Under joint enterprise people can be convicted of violent crimes even if they did not commit the violent acts. In 2016, the Supreme Court in a case called Jogee ruled that the law on joint enterprise had ‘taken a wrong turn’ more than three decades ago.Joint enterprise has led to bystanders being convicted of the most serious crimes. Research has found that 37 percent of people serving prison sentences due to Joint Enterprise are black – compared to just 3.3% of the population as a whole.

SVROs, as proposed under the the Police, Crime, Sentencing and Courts Bill, could be given to an individual if they knew, or ought to have known, that someone else had a knife or would use a knife. The police would then be given the power to stop and search people who have an SVRO without suspicion at any time in a public place.

Jan Cunliffe, JENGbA’s co-founder, explained that the Supreme Court acknowledged that Joint Enterprise was wrong in 2016. ‘This Government still hasn’t done anything to rectify those wrongful convictions. To push through legislation, that will create further damage to families and communities all over the country proves they have no appetite for strengthening  our criminal justice system, but rather a desire to destroy any remaining semblance of justice, fairness or equality.’

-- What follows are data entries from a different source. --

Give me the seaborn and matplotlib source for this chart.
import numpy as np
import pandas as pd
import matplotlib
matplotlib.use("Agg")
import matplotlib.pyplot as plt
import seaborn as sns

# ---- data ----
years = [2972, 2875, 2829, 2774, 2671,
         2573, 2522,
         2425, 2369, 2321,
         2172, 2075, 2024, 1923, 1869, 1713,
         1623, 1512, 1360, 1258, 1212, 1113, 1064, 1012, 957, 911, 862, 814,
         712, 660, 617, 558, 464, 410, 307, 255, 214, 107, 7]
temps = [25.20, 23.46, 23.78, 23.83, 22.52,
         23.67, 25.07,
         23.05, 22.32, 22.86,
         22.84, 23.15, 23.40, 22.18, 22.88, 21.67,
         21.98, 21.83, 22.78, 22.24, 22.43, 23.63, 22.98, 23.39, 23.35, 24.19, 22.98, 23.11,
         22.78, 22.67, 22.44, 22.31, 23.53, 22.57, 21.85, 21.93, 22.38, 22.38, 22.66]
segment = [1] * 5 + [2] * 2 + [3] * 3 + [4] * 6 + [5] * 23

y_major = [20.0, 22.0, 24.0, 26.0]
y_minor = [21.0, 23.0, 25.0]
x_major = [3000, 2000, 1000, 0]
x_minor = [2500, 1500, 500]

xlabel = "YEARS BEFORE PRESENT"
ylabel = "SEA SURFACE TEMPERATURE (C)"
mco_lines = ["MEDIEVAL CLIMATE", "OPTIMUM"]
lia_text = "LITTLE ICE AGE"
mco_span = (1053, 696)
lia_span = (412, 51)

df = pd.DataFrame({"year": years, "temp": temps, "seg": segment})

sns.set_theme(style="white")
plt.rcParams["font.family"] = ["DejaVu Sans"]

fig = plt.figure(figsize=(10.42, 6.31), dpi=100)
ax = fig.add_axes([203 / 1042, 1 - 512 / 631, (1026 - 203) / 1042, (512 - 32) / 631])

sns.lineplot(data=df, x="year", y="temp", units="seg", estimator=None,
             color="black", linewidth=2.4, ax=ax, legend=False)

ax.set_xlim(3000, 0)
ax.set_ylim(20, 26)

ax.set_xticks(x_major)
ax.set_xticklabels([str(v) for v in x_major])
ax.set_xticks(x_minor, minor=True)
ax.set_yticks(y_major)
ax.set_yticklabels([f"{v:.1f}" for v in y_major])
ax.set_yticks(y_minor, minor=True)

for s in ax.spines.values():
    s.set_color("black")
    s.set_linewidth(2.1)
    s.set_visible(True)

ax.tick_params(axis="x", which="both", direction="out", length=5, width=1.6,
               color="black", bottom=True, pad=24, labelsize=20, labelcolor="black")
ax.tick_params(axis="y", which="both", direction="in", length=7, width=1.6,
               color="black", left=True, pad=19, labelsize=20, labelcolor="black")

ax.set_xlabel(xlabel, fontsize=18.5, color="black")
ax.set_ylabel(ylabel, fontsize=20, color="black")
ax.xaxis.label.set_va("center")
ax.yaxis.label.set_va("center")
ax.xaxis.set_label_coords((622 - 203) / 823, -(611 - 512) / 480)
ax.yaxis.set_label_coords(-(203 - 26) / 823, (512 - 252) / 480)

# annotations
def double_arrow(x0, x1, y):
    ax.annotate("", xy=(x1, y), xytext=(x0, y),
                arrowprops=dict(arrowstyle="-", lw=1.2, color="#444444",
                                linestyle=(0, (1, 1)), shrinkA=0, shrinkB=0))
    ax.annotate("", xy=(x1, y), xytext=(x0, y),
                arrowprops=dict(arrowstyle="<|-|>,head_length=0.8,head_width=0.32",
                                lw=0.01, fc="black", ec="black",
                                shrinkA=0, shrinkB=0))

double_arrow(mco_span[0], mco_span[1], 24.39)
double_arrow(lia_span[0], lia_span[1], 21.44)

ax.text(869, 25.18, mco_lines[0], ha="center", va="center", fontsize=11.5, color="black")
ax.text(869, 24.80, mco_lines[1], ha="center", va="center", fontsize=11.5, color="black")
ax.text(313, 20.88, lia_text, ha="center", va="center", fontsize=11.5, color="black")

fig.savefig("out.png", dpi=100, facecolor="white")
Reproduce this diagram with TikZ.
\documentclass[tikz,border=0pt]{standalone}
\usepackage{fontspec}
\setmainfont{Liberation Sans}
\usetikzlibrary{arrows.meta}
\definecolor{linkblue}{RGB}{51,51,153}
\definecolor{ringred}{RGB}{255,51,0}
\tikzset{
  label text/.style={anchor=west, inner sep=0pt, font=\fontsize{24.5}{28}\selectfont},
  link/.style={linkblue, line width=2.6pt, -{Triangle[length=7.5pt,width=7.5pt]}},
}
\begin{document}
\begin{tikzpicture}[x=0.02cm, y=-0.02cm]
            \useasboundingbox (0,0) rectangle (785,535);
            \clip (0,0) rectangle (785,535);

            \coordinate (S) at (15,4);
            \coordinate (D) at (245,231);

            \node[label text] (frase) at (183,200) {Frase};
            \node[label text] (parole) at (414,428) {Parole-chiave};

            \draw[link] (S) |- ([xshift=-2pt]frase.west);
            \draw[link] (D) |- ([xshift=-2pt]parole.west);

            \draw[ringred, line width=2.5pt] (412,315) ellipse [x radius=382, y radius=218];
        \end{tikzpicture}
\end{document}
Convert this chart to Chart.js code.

Jun Pang, policy and campaigns Officer at Liberty, said that joint enterprise was widely recognised ‘as an unjust way of dragging people into the criminal justice system, and is used overwhelmingly against people from poor and minoritised communities, especially Black men and children’. ‘The Supreme Court has shown how joint enterprise has been misused. SVROs will entrench this injustice and extend the surveillance, punishment, and criminalisation of already over-policed communities.’

In a debate in the House of Lords this week on the Bill, the government announced plans for a targeted pilot of the proposals. The Lib Dem peer and former police officer Lord Paddick described the proposals as ‘dreadful’. ‘Public trust in the police has been seriously undermined and distrust is even worse among the communities most seriously affected by knife crime,’ the former police officer said. ‘Allowing the police free rein to say whatever they want in support of an SVRO will make a rapidly deteriorating crisis of confidence in the police service even worse.’

Baroness Meacher quoted a study by Metropolitan University which examined 109 joint enterprise cases involving women and girls. ‘The study found that none of the women involved had used a deadly weapon and in 90% of cases they did not engage in violence at all. In half the cases, the women were not even present at the scene,’ he said.